Rated 4 out of 5 by from Made Cupcakes Instead Made this recipie today for the first time, but made cupcakes instead of cake. I used Christmas red instead of red red, since that's what I had on hand and definitely did not use even close to 1tbsp. I don't think you really need to add that much to have a nice red color since I only used a toothpick to glob out a few small globs at a time and then mixed till I was happy. It didn't look that red as batter, but once baked it had a very nice color. Quite enjoyed the recipe! Would make again, but maybe make them a little less moist as I thought they came apart a little to easily.

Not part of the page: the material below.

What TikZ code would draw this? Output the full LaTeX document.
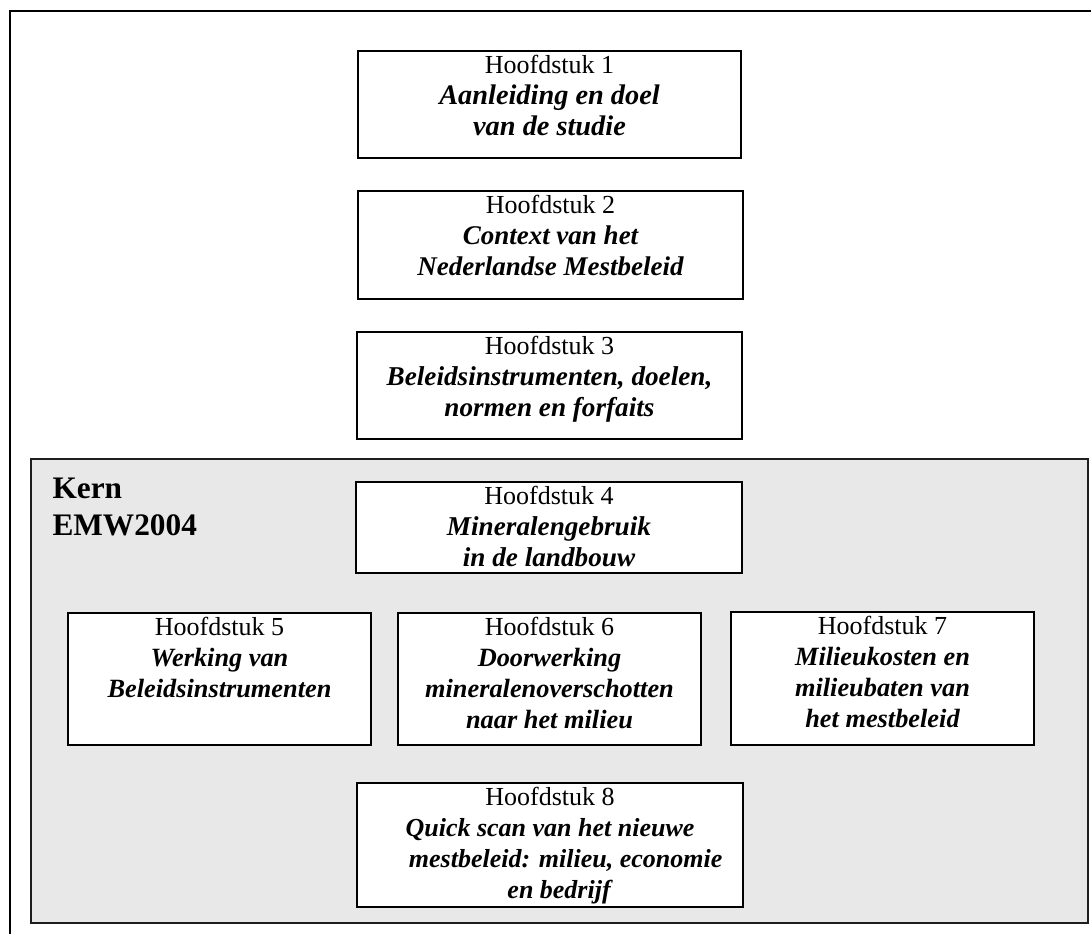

Date published: 2016-09-08
Rated 5 out of 5 by from Great texture, moist, and good flavor. I added 3 Tb of cocoa instead of the 2 Tb called for in the recipe, and used 2 Tb of Red Coloring as I did not have gel. Recipe makes 24 cup cakes, baked for 20 min. rotating pan after 10 min. Frosting is very tasty but yields more than needed for 24 cupcakes. I could have gotten away with using 1 stick of butter and 1 pk of cream cheese with 1 1/2 tsp of milk and would have had plenty of frosting to pipe onto the cupcakes. Will definitely make again.
Date published: 2015-02-14
Rated 1 out of 5 by from I made this cake...didn't even try to make the icing because the cakes came out flat as pancakes. I live in New Mexico, 5000 feet above sea level, so I need this recipe to include "High Altitude" instructions! Without them I Won't be wasting my time or ingredients on this recipe again!